I think the least likely scenario would be for the Oilers to offer (and for Athanasiou to accept) a multi-year deal in any capacity. Even if the Oilers wanted to do this, their limited cap space would keep them from being able to do this in any sort of capacity unless a couple of contracts were moved out. Don’t forget about Ethan Bear, Matt Benning, a third line centre and a goaltender, too. Just a few things.
We’ve established that some contracts will be difficult to move: Alex Chiasson’s 2.15MM x 1, Zack Kassian’s 3.2MM x 4, Kris Russell’s 4MM x1. That’s over 9.25MM in cap space, which is probably enough to lock down Athanasiou and at least one or two other players this season. The purse strings are tight, and I’m not sure AA is high enough on the priority scale this offseason to see another season in Edmonton.
WILL HE WALK?
Ken Holland’s best case scenario might be to see if he can recoup something for Athanasiou via the trade route, but even getting one second round pick in return could prove to be more difficult than previously imagined. There are a handful of teams that could use some scoring on the wings (just like the Oilers!), but Holland is running out of time if he’s going to make it count. I’d love to get to see a full season of Athanasiou in Edmonton, but I’m afraid the dollars and cents of it aren’t going to let it happen.

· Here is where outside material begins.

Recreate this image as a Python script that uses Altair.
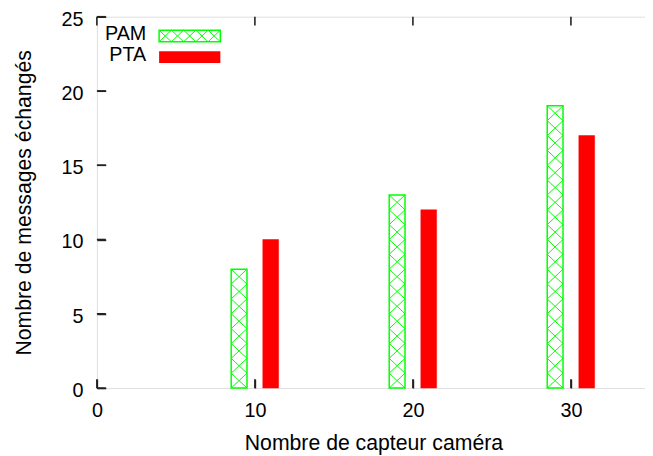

Trading two second round picks for Andreas Athanasiou for nine regular season games and a play-in series only to let him walk would be an especially bitter pill to swallow. Unless the Oilers free up some cap space (and they free it up soon), letting Athanasiou walk could be closer to reality than we’d all like.
Will Andreas Athanasiou be a member of the Oilers for their first regular season game of 2020-21?